Retype exactly the lines from the first one through the line with "yscale = alt.Scale(domain=[0, 0.8], nice=False, zero=False)", including both ends; skip any pictures.

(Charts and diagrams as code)
** start **

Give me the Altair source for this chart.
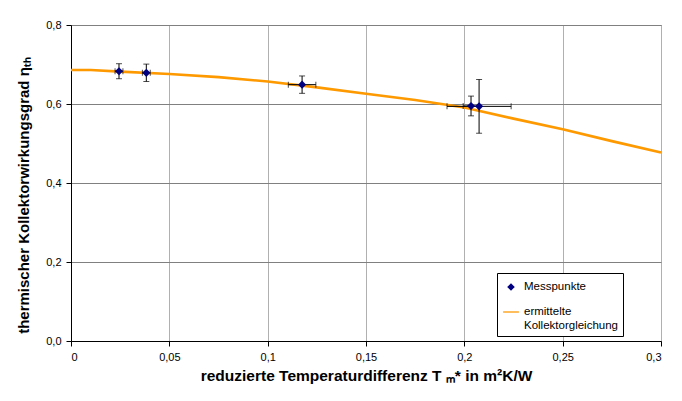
import altair as alt
import pandas as pd

series_names = ["Messpunkte", "ermittelte Kollektorgleichung"]
series_colors = ["#000080", "#FF9900"]

mess_x = [0.0244, 0.0383, 0.1175, 0.2034, 0.2075]
mess_y = [0.683, 0.679, 0.649, 0.595, 0.594]
mess_xerr = [0.002, 0.002, 0.007, 0.004, 0.0163]
mess_yerr = [0.019, 0.022, 0.022, 0.025, 0.068]

curve_x = [0, 0.01, 0.025, 0.05, 0.075, 0.1, 0.125, 0.15, 0.175, 0.2, 0.225, 0.25, 0.275, 0.3]
curve_y = [0.686, 0.686, 0.682, 0.676, 0.668, 0.657, 0.642, 0.626, 0.610, 0.591, 0.563, 0.536, 0.506, 0.477]

x_ticks = [0, 0.05, 0.1, 0.15, 0.2, 0.25, 0.3]
y_ticks = [0, 0.2, 0.4, 0.6, 0.8]

x_title = "reduzierte Temperaturdifferenz T \u2098* in m\u00b2K/W"
y_title = "thermischer Kollektorwirkungsgrad \u03b7\u209c\u2095"

FONT = "Liberation Sans"

pts = pd.DataFrame({
    "x": mess_x,
    "y": mess_y,
    "xlo": [a - b for a, b in zip(mess_x, mess_xerr)],
    "xhi": [a + b for a, b in zip(mess_x, mess_xerr)],
    "ylo": [a - b for a, b in zip(mess_y, mess_yerr)],
    "yhi": [a + b for a, b in zip(mess_y, mess_yerr)],
    "series": [series_names[0]] * len(mess_x),
})
ycaps = pd.DataFrame({
    "x": mess_x + mess_x,
    "y": list(pts["ylo"]) + list(pts["yhi"]),
})
xcaps = pd.DataFrame({
    "x": list(pts["xlo"]) + list(pts["xhi"]),
    "y": mess_y + mess_y,
})
curve = pd.DataFrame({"x": curve_x, "y": curve_y})

xscale = alt.Scale(domain=[0, 0.3], nice=False, zero=False)
yscale = alt.Scale(domain=[0, 0.8], nice=False, zero=False)

x_axis = alt.Axis(
    values=x_ticks,
    labelExpr="replace(format(datum.value, '~g'), '.', ',')",
    title=x_title,
    grid=True,
    gridColor="#b0b0b0",
    domainColor="#000000",
    tickColor="#000000",
    tickSize=5,
    labelPadding=5,
    labelFont=FONT,
    labelFontSize=11,
    labelColor="#000000",
    titleFont=FONT,
    titleFontSize=15.5,
    titleFontWeight="bold",
    titleColor="#000000",
    titleX=295,
    titleY=39,
    titleAlign="center",
    titleBaseline="alphabetic",
)
y_axis = alt.Axis(
    values=y_ticks,
    labelExpr="replace(format(datum.value, '.1f'), '.', ',')",
    title=y_title,
    grid=True,
    gridColor="#808080",
    domainColor="#000000",
    tickColor="#000000",
    tickSize=5,
    labelPadding=5,
    labelFont=FONT,
    labelFontSize=11,
    labelColor="#000000",
    titleFont=FONT,
    titleFontSize=15,
    titleFontWeight="bold",
    titleColor="#000000",
    titleAngle=270,
    titleX=-43,
    titleY=170,
    titleAlign="center",
    titleBaseline="alphabetic",
)

line = alt.Chart(curve).mark_line(color=series_colors[1], strokeWidth=2.6).encode(
    x=alt.X("x:Q", scale=xscale, axis=x_axis),
    y=alt.Y("y:Q", scale=yscale, axis=y_axis),
)

yerr = alt.Chart(pts).mark_rule(color="#000000", strokeWidth=1).encode(
    x="x:Q", y="ylo:Q", y2="yhi:Q"
)
xerr = alt.Chart(pts).mark_rule(color="#000000", strokeWidth=1).encode(
    x="xlo:Q", x2="xhi:Q", y="y:Q"
)
ycap = alt.Chart(ycaps).mark_tick(color="#000000", orient="horizontal", size=6, thickness=1).encode(
    x="x:Q", y="y:Q"
)
xcap = alt.Chart(xcaps).mark_tick(color="#000000", orient="vertical", size=6, thickness=1).encode(
    x="x:Q", y="y:Q"
)

diamond = "M0,-0.48L0.48,0L0,0.48L-0.48,0Z"
hline = "M-1,-0.08H1V0.08H-1Z"

legend = alt.Legend(
    title=None,
    orient="none",
    legendX=426,
    legendY=248,
    padding=5,
    fillColor="#ffffff",
    strokeColor="#000000",
    cornerRadius=0,
    labelFont=FONT,
    labelFontSize=11.5,
    labelColor="#000000",
    labelLimit=300,
    rowPadding=10,
    labelOffset=4,
    symbolSize=250,
    labelExpr="datum.label == '" + series_names[1] + "' ? ['ermittelte', 'Kollektorgleichung'] : datum.label",
)

points = alt.Chart(pts).mark_point(filled=True, size=289, opacity=1).encode(
    x="x:Q",
    y="y:Q",
    color=alt.Color("series:N", scale=alt.Scale(domain=series_names, range=series_colors), legend=legend),
    shape=alt.Shape("series:N", scale=alt.Scale(domain=series_names, range=[diamond, hline]), legend=legend),
)

chart = alt.layer(line, yerr, xerr, ycap, xcap, points).properties(
    width=590,
    height=316,
    autosize=alt.AutoSizeParams(type="none"),
    padding={"left": 63, "top": 17, "right": 13, "bottom": 50},
    background="#ffffff",
).configure_view(stroke="#808080", strokeWidth=1)

chart.save("out.html", embed_options={"renderer": "svg", "actions": False})
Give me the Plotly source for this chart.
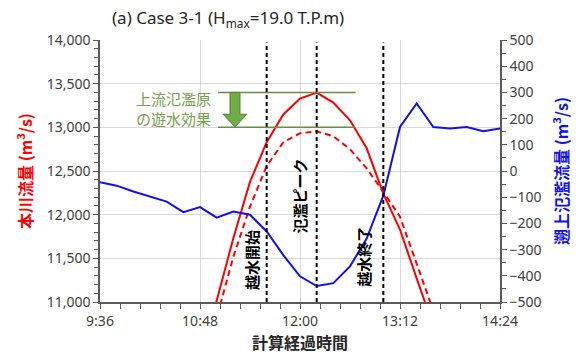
import plotly.graph_objects as go

# ---------------- data ----------------
def tmin(s):
    h, m = s.split(":")
    return int(h) * 60 + int(m)

blue_times = ["9:36", "9:48", "10:00", "10:12", "10:24", "10:36", "10:48", "11:00",
              "11:12", "11:24", "11:36", "11:48", "12:00", "12:12", "12:24", "12:36",
              "12:48", "13:00", "13:12", "13:24", "13:36", "13:48", "14:00", "14:12", "14:24"]
blue_flow = [-43, -56, -78, -98, -117, -157, -138, -178, -155, -167, -231, -321, -402,
             -439, -428, -364, -258, -94, 168, 258, 168, 162, 168, 152, 162]

red_times = ["10:48", "11:00", "11:12", "11:24", "11:36", "11:48", "12:00", "12:12",
             "12:24", "12:36", "12:48", "13:00", "13:12", "13:24", "13:36"]
main_flow_solid = [10300, 11010, 11730, 12375, 12830, 13148, 13330, 13398,
                   13284, 13080, 12760, 12240, 11830, 11270, 10725]
main_flow_dashed = [10200, 10818, 11517, 12091, 12557, 12830, 12932, 12955,
                    12898, 12750, 12530, 12261, 11977, 11443, 10900]

event_times = ["11:36", "12:12", "13:00"]
event_labels = ["越水開始", "氾濫ピーク", "越水終了"]

xtick_labels = ["9:36", "10:48", "12:00", "13:12", "14:24"]

bx = [tmin(t) for t in blue_times]
rx = [tmin(t) for t in red_times]
xt = [tmin(t) for t in xtick_labels]
ev = [tmin(t) for t in event_times]

TICKFONT = dict(family="Noto Sans, Noto Sans CJK JP", size=14, color="#404040")
CJK = "Noto Sans CJK JP"

fig = go.Figure()
fig.add_trace(go.Scatter(x=rx, y=main_flow_solid, mode="lines",
                         line=dict(color="#ff0000", width=2), yaxis="y", showlegend=False))
fig.add_trace(go.Scatter(x=rx, y=main_flow_dashed, mode="lines",
                         line=dict(color="#ff0000", width=2, dash="6px,4px"), yaxis="y", showlegend=False))
fig.add_trace(go.Scatter(x=bx, y=blue_flow, mode="lines",
                         line=dict(color="#1010e8", width=2), yaxis="y2", showlegend=False))

shapes = []
for t in ev:
    shapes.append(dict(type="line", xref="x", yref="paper", x0=t, x1=t, y0=0, y1=0.99,
                       line=dict(color="black", width=2, dash="4px,3px")))

# green annotation: upstream floodplain storage effect
peak_hi, peak_lo = 13400, 13000
gx0, gx1 = 661, 760
shapes.append(dict(type="line", xref="x", yref="y", x0=gx0, x1=gx1, y0=peak_hi, y1=peak_hi,
                   line=dict(color="#6a8c4a", width=1.5)))
shapes.append(dict(type="line", xref="x", yref="y", x0=gx0, x1=gx1, y0=peak_lo, y1=peak_lo,
                   line=dict(color="#6a8c4a", width=1.5)))
ax_c = 673.2
arrow = (f"M {ax_c-3.6} {peak_hi} L {ax_c+3.6} {peak_hi} L {ax_c+3.6} 13150 "
         f"L {ax_c+8.6} 13150 L {ax_c} {peak_lo+5} L {ax_c-8.6} 13150 L {ax_c-3.6} 13150 Z")
shapes.append(dict(type="path", xref="x", yref="y", path=arrow,
                   fillcolor="#70ad47", line=dict(color="#548235", width=1)))

annotations = [
    dict(text="(a) Case 3-1 (H<sub>max</sub>=19.0 T.P.m)", xref="paper", yref="paper",
         x=0.32, y=1.0, yshift=22, xanchor="center", yanchor="middle", showarrow=False,
         font=dict(family="Noto Sans", size=17, color="#262626")),
    dict(text="上流氾濫原<br>の遊水効果", xref="x", yref="y", x=657, y=13210,
         xanchor="right", yanchor="middle", align="center", showarrow=False,
         font=dict(family=CJK, size=15, color="#76a04f")),
]
shifts = [-15, -17, -20]
ypos = [11477, 12216, 11523]
for t, lab, s, yv in zip(ev, event_labels, shifts, ypos):
    annotations.append(dict(text=f"<b>{lab}</b>", xref="x", yref="y", x=t, y=yv, xshift=s,
                            textangle=-90, showarrow=False,
                            font=dict(family=CJK, size=15, color="black")))

fig.update_layout(
    width=580, height=362,
    margin=dict(l=100, r=80, t=40, b=58),
    paper_bgcolor="white", plot_bgcolor="white",
    shapes=shapes, annotations=annotations,
    xaxis=dict(range=[576, 864], tickmode="array", tickvals=xt, ticktext=xtick_labels,
               showgrid=True, gridcolor="#d9d9d9", gridwidth=1,
               showline=True, linecolor="#595959", linewidth=1.5,
               ticks="outside", ticklen=5, tickcolor="#595959", tickfont=TICKFONT,
               minor=dict(tick0=576, dtick=14.4, ticks="outside", ticklen=5,
                          tickcolor="#595959", showgrid=False),
               zeroline=False,
               title=dict(text="<b>計算経過時間</b>", font=dict(family=CJK, size=16, color="#262626"),
                          standoff=9)),
    yaxis=dict(range=[11000, 14000], tickmode="linear", tick0=11000, dtick=500, tickformat=",",
               showgrid=True, gridcolor="#d9d9d9", gridwidth=1,
               showline=True, linecolor="#595959", linewidth=1.5,
               ticks="outside", ticklen=5, tickcolor="#595959", tickfont=TICKFONT,
               minor=dict(dtick=100, ticks="outside", ticklen=4, tickcolor="#595959", showgrid=False),
               zeroline=False,
               title=dict(text="<b>本川流量 (m<sup>3</sup>/s)</b>",
                          font=dict(family=CJK, size=16, color="#ff0000"), standoff=10)),
    yaxis2=dict(range=[-500, 500], overlaying="y", side="right", tickmode="linear", tick0=-500, dtick=100,
                showgrid=False, showline=True, linecolor="#595959", linewidth=1.5,
                ticks="outside", ticklen=5, tickcolor="#595959", tickfont=TICKFONT,
                minor=dict(dtick=50, ticks="outside", ticklen=4, tickcolor="#595959", showgrid=False),
                zeroline=False, automargin=False,
                title=dict(text="<b>遡上氾濫流量 (m<sup>3</sup>/s)</b>",
                           font=dict(family=CJK, size=16, color="#1010e8"), standoff=16)),
)

fig.write_html("out.html")
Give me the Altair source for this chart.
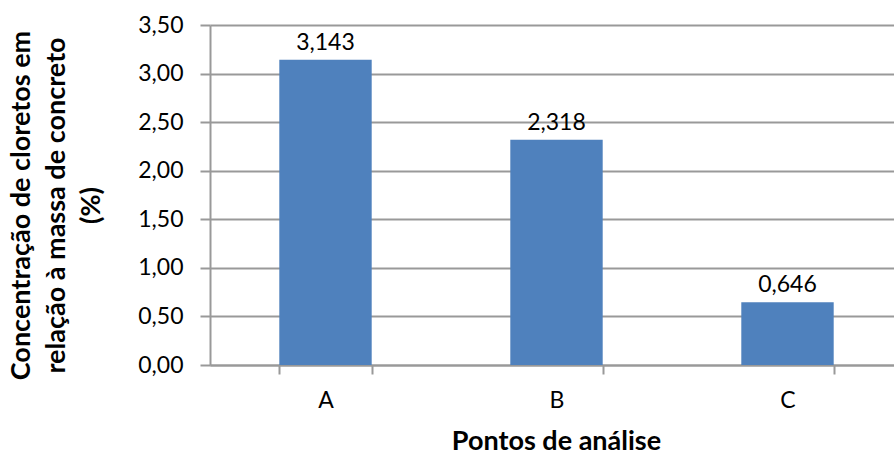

** end **

→ **Response to this exercise**:
Give me the Altair source for this chart.
import altair as alt
import pandas as pd

series_names = ["Messpunkte", "ermittelte Kollektorgleichung"]
series_colors = ["#000080", "#FF9900"]

mess_x = [0.0244, 0.0383, 0.1175, 0.2034, 0.2075]
mess_y = [0.683, 0.679, 0.649, 0.595, 0.594]
mess_xerr = [0.002, 0.002, 0.007, 0.004, 0.0163]
mess_yerr = [0.019, 0.022, 0.022, 0.025, 0.068]

curve_x = [0, 0.01, 0.025, 0.05, 0.075, 0.1, 0.125, 0.15, 0.175, 0.2, 0.225, 0.25, 0.275, 0.3]
curve_y = [0.686, 0.686, 0.682, 0.676, 0.668, 0.657, 0.642, 0.626, 0.610, 0.591, 0.563, 0.536, 0.506, 0.477]

x_ticks = [0, 0.05, 0.1, 0.15, 0.2, 0.25, 0.3]
y_ticks = [0, 0.2, 0.4, 0.6, 0.8]

x_title = "reduzierte Temperaturdifferenz T \u2098* in m\u00b2K/W"
y_title = "thermischer Kollektorwirkungsgrad \u03b7\u209c\u2095"

FONT = "Liberation Sans"

pts = pd.DataFrame({
    "x": mess_x,
    "y": mess_y,
    "xlo": [a - b for a, b in zip(mess_x, mess_xerr)],
    "xhi": [a + b for a, b in zip(mess_x, mess_xerr)],
    "ylo": [a - b for a, b in zip(mess_y, mess_yerr)],
    "yhi": [a + b for a, b in zip(mess_y, mess_yerr)],
    "series": [series_names[0]] * len(mess_x),
})
ycaps = pd.DataFrame({
    "x": mess_x + mess_x,
    "y": list(pts["ylo"]) + list(pts["yhi"]),
})
xcaps = pd.DataFrame({
    "x": list(pts["xlo"]) + list(pts["xhi"]),
    "y": mess_y + mess_y,
})
curve = pd.DataFrame({"x": curve_x, "y": curve_y})

xscale = alt.Scale(domain=[0, 0.3], nice=False, zero=False)
yscale = alt.Scale(domain=[0, 0.8], nice=False, zero=False)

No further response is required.